Приехав в Берлин, я порвал все прежние знакомства, неохотно сделал несколько визитов и попытался погрузиться в науку и искусство.
Для того состояния духа, в котором я тогда находился, лирическая поэзия должна была стать первой темой, – по крайней мере самой приятной и близкой. Однако она была чисто идеалистической; причиной этому было моё состояние и всё моё прежнее развитие. Моё небо, моё искусство стали чем-то столь же далёким и потусторонним, как и моя любовь. Всё действительное расплылось, а всё расплывающееся лишено каких-либо границ. Нападки на современность, неопределённые, бесформенные чувства, отсутствие естественности, сплошное сочинительство из головы, полная противоположность между тем, что есть, и тем, что должно быть, риторические размышления вместо поэтических мыслей, но, может быть, также некоторая теплота чувства и жажда смелого полёта – вот чем отмечены все стихи в первых моих трёх тетрадях, посланных Женни. Вся ширь стремления, не знающего никаких границ, прорывается здесь в разных формах, и стихи теряют необходимую сжатость и превращаются в нечто расплывчатое.

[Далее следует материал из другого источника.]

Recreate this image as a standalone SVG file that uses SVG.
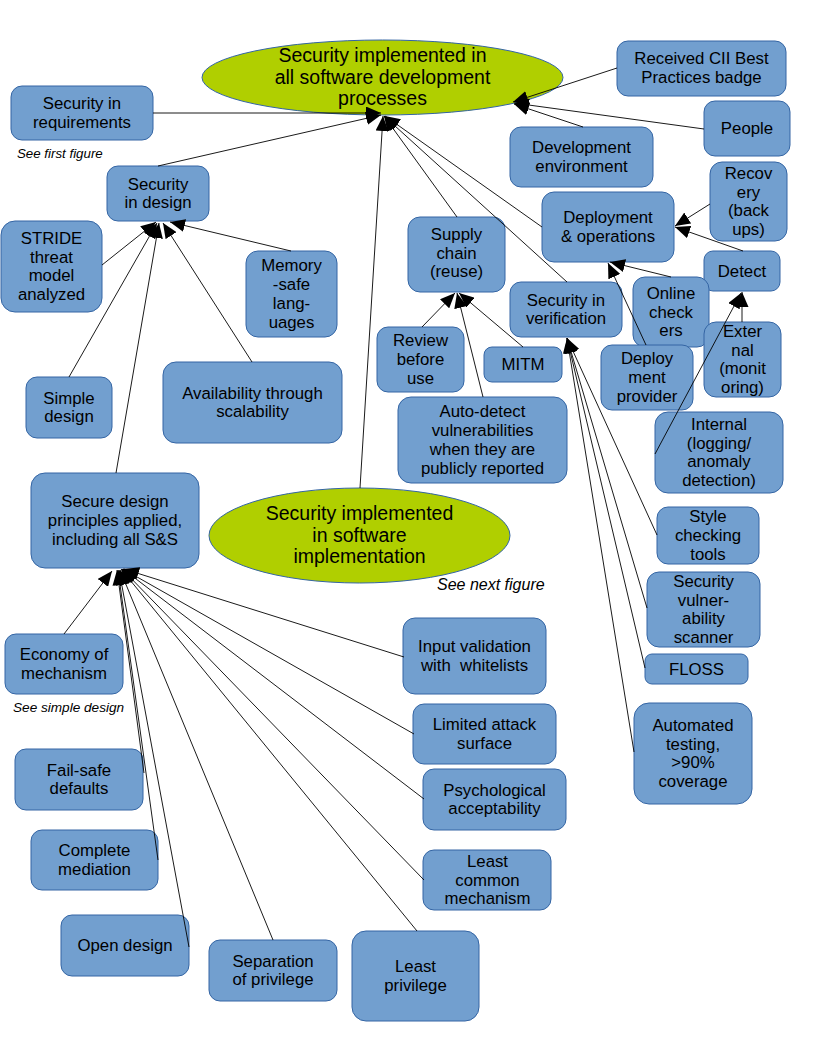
<svg xmlns="http://www.w3.org/2000/svg" width="816" height="1056" viewBox="0 0 816 1056">
<style>
.n rect{fill:#729fcf;stroke:#3465a4;stroke-width:1}
.n text,.e text{font-family:"Liberation Sans",Arial,sans-serif;font-size:16.8px;fill:#000;text-anchor:middle}
.e ellipse{fill:#b0cf00;stroke:#3465a4;stroke-width:1}
.e text{font-size:19.5px}
.note{font-family:"Liberation Sans",Arial,sans-serif;font-style:italic;fill:#000}
#connectors line{stroke:#000;stroke-width:0.9;marker-end:url(#ah)}
</style>
<defs>
<marker id="ah" markerUnits="userSpaceOnUse" markerWidth="15" markerHeight="13" refX="15" refY="6.5" orient="auto">
<path d="M0,0 L15,6.5 L0,13 z" fill="#000"/>
</marker>
</defs>
<rect width="816" height="1056" fill="#fff"/>

<g id="top" class="e"><ellipse cx="382.5" cy="77.5" rx="180.5" ry="37.5"/>
<text x="382.5" y="62">Security implemented in</text><text x="382.5" y="83.5">all software development</text><text x="382.5" y="105">processes</text></g>

<g id="impl" class="e"><ellipse cx="359.5" cy="535.5" rx="150.5" ry="47.5"/>
<text x="359.5" y="520">Security implemented</text><text x="359.5" y="541.5">in software</text><text x="359.5" y="563">implementation</text></g>

<g id="req" class="n"><rect x="11" y="86" width="142" height="54" rx="11"/><text x="82" y="109.1">Security in</text><text x="82" y="127.9">requirements</text></g>
<g id="design" class="n"><rect x="107" y="166" width="102" height="55" rx="11"/><text x="158" y="189.6">Security</text><text x="158" y="208.4">in design</text></g>
<g id="stride" class="n"><rect x="1" y="221" width="101" height="91" rx="14"/><text x="51.5" y="243.8">STRIDE</text><text x="51.5" y="262.6">threat</text><text x="51.5" y="281.4">model</text><text x="51.5" y="300.2">analyzed</text></g>
<g id="memory" class="n"><rect x="246" y="251" width="91" height="86" rx="12"/><text x="291.5" y="271.3">Memory</text><text x="291.5" y="290.1">-safe</text><text x="291.5" y="308.9">lang-</text><text x="291.5" y="327.7">uages</text></g>
<g id="simple" class="n"><rect x="26" y="377" width="86" height="61" rx="11"/><text x="69" y="403.6">Simple</text><text x="69" y="422.4">design</text></g>
<g id="avail" class="n"><rect x="163" y="362" width="179" height="81" rx="13"/><text x="252.5" y="398.6">Availability through</text><text x="252.5" y="417.4">scalability</text></g>
<g id="secure" class="n"><rect x="31" y="473" width="168" height="95" rx="14"/><text x="115" y="507.2">Secure design</text><text x="115" y="526">principles applied,</text><text x="115" y="544.8">including all S&amp;S</text></g>

<g id="cii" class="n"><rect x="617" y="41" width="169" height="55" rx="11"/><text x="701.5" y="64">Received CII Best</text><text x="701.5" y="82.8">Practices badge</text></g>
<g id="people" class="n"><rect x="704" y="101" width="86" height="55" rx="11"/><text x="747" y="134">People</text></g>
<g id="devenv" class="n"><rect x="510" y="127" width="143" height="60" rx="11"/><text x="581.5" y="153.1">Development</text><text x="581.5" y="171.9">environment</text></g>
<g id="recovery" class="n"><rect x="710" y="162" width="77" height="79" rx="12"/><text x="748.5" y="178.8">Recov</text><text x="748.5" y="197.6">ery</text><text x="748.5" y="216.4">(back</text><text x="748.5" y="235.2">ups)</text></g>
<g id="deployops" class="n"><rect x="542" y="192" width="132" height="70" rx="12"/><text x="608" y="223.1">Deployment</text><text x="608" y="241.9">&amp; operations</text></g>
<g id="supply" class="n"><rect x="408" y="217" width="97" height="75" rx="12"/><text x="456.5" y="239.7">Supply</text><text x="456.5" y="258.5">chain</text><text x="456.5" y="277.3">(reuse)</text></g>
<g id="detect" class="n"><rect x="704" y="251" width="76" height="40" rx="9"/><text x="742" y="276.5">Detect</text></g>
<g id="verif" class="n"><rect x="510" y="282" width="112" height="55" rx="11"/><text x="566" y="305.6">Security in</text><text x="566" y="324.4">verification</text></g>
<g id="online" class="n"><rect x="633" y="277" width="76" height="70" rx="12"/><text x="671" y="298.7">Online</text><text x="671" y="317.5">check</text><text x="671" y="336.3">ers</text></g>
<g id="external" class="n"><rect x="704" y="322" width="77" height="75" rx="12"/><text x="742.5" y="336.8">Exter</text><text x="742.5" y="355.6">nal</text><text x="742.5" y="374.4">(monit</text><text x="742.5" y="393.2">oring)</text></g>
<g id="review" class="n"><rect x="377" y="327" width="87" height="65" rx="11"/><text x="420.5" y="346.2">Review</text><text x="420.5" y="365">before</text><text x="420.5" y="383.8">use</text></g>
<g id="mitm" class="n"><rect x="484" y="347" width="78" height="35" rx="8"/><text x="523" y="370">MITM</text></g>
<g id="provider" class="n"><rect x="601" y="345" width="92" height="65" rx="11"/><text x="647" y="364.2">Deploy</text><text x="647" y="383">ment</text><text x="647" y="401.8">provider</text></g>
<g id="autodetect" class="n"><rect x="398" y="397" width="169" height="86" rx="13"/><text x="482.5" y="417.3">Auto-detect</text><text x="482.5" y="436.1">vulnerabilities</text><text x="482.5" y="454.9">when they are</text><text x="482.5" y="473.7">publicly reported</text></g>
<g id="internal" class="n"><rect x="655" y="412" width="128" height="81" rx="13"/><text x="719" y="429.8">Internal</text><text x="719" y="448.6">(logging/</text><text x="719" y="467.4">anomaly</text><text x="719" y="486.2">detection)</text></g>
<g id="style" class="n"><rect x="657" y="507" width="102" height="57" rx="11"/><text x="708" y="522.2">Style</text><text x="708" y="541">checking</text><text x="708" y="559.8">tools</text></g>
<g id="scanner" class="n"><rect x="647" y="572" width="113" height="75" rx="12"/><text x="703.5" y="586.8">Security</text><text x="703.5" y="605.6">vulner-</text><text x="703.5" y="624.4">ability</text><text x="703.5" y="643.2">scanner</text></g>
<g id="floss" class="n"><rect x="645" y="654" width="103" height="30" rx="7"/><text x="696.5" y="674.5">FLOSS</text></g>
<g id="automated" class="n"><rect x="634" y="703" width="118" height="101" rx="15"/><text x="693" y="730.8">Automated</text><text x="693" y="749.6">testing,</text><text x="693" y="768.4">&gt;90%</text><text x="693" y="787.2">coverage</text></g>

<g id="economy" class="n"><rect x="5" y="634" width="118" height="60" rx="11"/><text x="64" y="660.1">Economy of</text><text x="64" y="678.9">mechanism</text></g>
<g id="failsafe" class="n"><rect x="15" y="749" width="128" height="61" rx="11"/><text x="79" y="775.6">Fail-safe</text><text x="79" y="794.4">defaults</text></g>
<g id="complete" class="n"><rect x="31" y="830" width="127" height="60" rx="11"/><text x="94.5" y="856.1">Complete</text><text x="94.5" y="874.9">mediation</text></g>
<g id="open" class="n"><rect x="61" y="915" width="128" height="61" rx="11"/><text x="125" y="951">Open design</text></g>
<g id="separation" class="n"><rect x="209" y="940" width="128" height="61" rx="11"/><text x="273" y="966.6">Separation</text><text x="273" y="985.4">of privilege</text></g>
<g id="leastpriv" class="n"><rect x="352" y="931" width="127" height="90" rx="14"/><text x="415.5" y="972.1">Least</text><text x="415.5" y="990.9">privilege</text></g>
<g id="input" class="n"><rect x="403" y="618" width="143" height="76" rx="12"/><text x="474.5" y="652.1">Input validation</text><text x="474.5" y="670.9" xml:space="preserve">with  whitelists</text></g>
<g id="limited" class="n"><rect x="413" y="704" width="143" height="60" rx="11"/><text x="484.5" y="730.1">Limited attack</text><text x="484.5" y="748.9">surface</text></g>
<g id="psych" class="n"><rect x="423" y="769" width="143" height="61" rx="11"/><text x="494.5" y="795.6">Psychological</text><text x="494.5" y="814.4">acceptability</text></g>
<g id="leastcommon" class="n"><rect x="423" y="850" width="128" height="60" rx="11"/><text x="487.5" y="866.7">Least</text><text x="487.5" y="885.5">common</text><text x="487.5" y="904.3">mechanism</text></g>

<text class="note" x="17" y="158" font-size="13.3">See first figure</text>
<text class="note" x="13" y="712" font-size="13.6">See simple design</text>
<text class="note" x="437" y="590" font-size="16">See next figure</text>

<g id="connectors">
<line x1="153" y1="113" x2="381" y2="113"/>
<line x1="158" y1="166" x2="381" y2="115"/>
<line x1="360" y1="488" x2="383" y2="116"/>
<line x1="457" y1="217" x2="384" y2="116"/>
<line x1="567" y1="282" x2="384" y2="116"/>
<line x1="542" y1="227" x2="385" y2="116"/>
<line x1="617" y1="68" x2="513" y2="102"/>
<line x1="704" y1="129" x2="514" y2="103"/>
<line x1="583" y1="127" x2="514" y2="104"/>
<line x1="102" y1="265" x2="156" y2="222"/>
<line x1="69" y1="377" x2="157" y2="223"/>
<line x1="116" y1="473" x2="159" y2="223"/>
<line x1="252" y1="362" x2="163" y2="223"/>
<line x1="291" y1="251" x2="170" y2="222"/>
<line x1="422" y1="327" x2="455" y2="293"/>
<line x1="483" y1="397" x2="457" y2="293"/>
<line x1="523" y1="347" x2="459" y2="293"/>
<line x1="657" y1="535" x2="567" y2="338"/>
<line x1="647" y1="608" x2="567" y2="338"/>
<line x1="645" y1="668" x2="567" y2="338"/>
<line x1="634" y1="752" x2="567" y2="338"/>
<line x1="671" y1="277" x2="610" y2="262"/>
<line x1="646" y1="345" x2="608" y2="263"/>
<line x1="710" y1="204" x2="675" y2="226"/>
<line x1="743" y1="251" x2="675" y2="227"/>
<line x1="742" y1="322" x2="742" y2="292"/>
<line x1="655" y1="454" x2="741" y2="293"/>
<line x1="64" y1="634" x2="112" y2="571"/>
<line x1="144" y1="773" x2="117" y2="570"/>
<line x1="158" y1="860" x2="118" y2="570"/>
<line x1="189" y1="947" x2="119" y2="570"/>
<line x1="273" y1="940" x2="120" y2="570"/>
<line x1="417" y1="931" x2="121" y2="569"/>
<line x1="424" y1="880" x2="122" y2="569"/>
<line x1="424" y1="799" x2="123" y2="569"/>
<line x1="414" y1="734" x2="123" y2="569"/>
<line x1="404" y1="657" x2="124" y2="569"/>
</g>
</svg>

Но поэзия могла и должна была быть только попутным занятием: я должен был изучать юриспруденцию и прежде всего почувствовал желание испытать свои силы в философии. Обе они так переплелись между собой, что я, с одной стороны, прочёл – без всякого критического отношения, по-ученически – Гейнекция{2}, Тибо{3} и источники (так, например, я перевёл на немецкий язык две первые книги пандектов), с другой стороны, я пытался провести некоторую систему философии права через всю область права. В качестве введения я предпослал некоторые метафизические положения и довёл этот злополучный опус, почти в триста листов, до публичного права.
Здесь прежде всего оказалась серьёзной помехой та самая противоположность между действительным и должным, которая присуща идеализму; она же породила дальнейшее неуклюжее и неправильное подразделение. Вначале шла у меня метафизика права, – как я милостиво окрестил её, – т.е. принципы, размышления, определения понятий, оторванные от всякого действительного права и всякой действительной формы права, всё это на манер Фихте{4}, только у меня современнее и бессодержательнее. При этом с самого начала препятствием к пониманию истины служила ненаучная форма математического догматизма, при которой субъект ходит вокруг да около вещи, рассуждает так и сяк, а сама вещь не формируется в нечто многосторонне развёртывающееся, живое. Треугольник даёт математику возможность делать построения и приводить доказательства; он остаётся просто представлением в пространстве, не развивается в какую-либо высшую форму; его нужно сопоставить с чем-либо другим, – тогда он принимает новые положения, и эти различные положения, отнесённые к тому же самому предмету, создают для треугольника различные отношения и истины. Совсем иначе обстоит дело в конкретном выражении живого мира мыслей, каким является право, государство, природа, вся философия: здесь нужно внимательно всматриваться в самый объект в его развитии, и никакие произвольные подразделения не должны быть привносимы; разум самой вещи должен здесь развёртываться как нечто в себе противоречивое и находить в себе своё единство.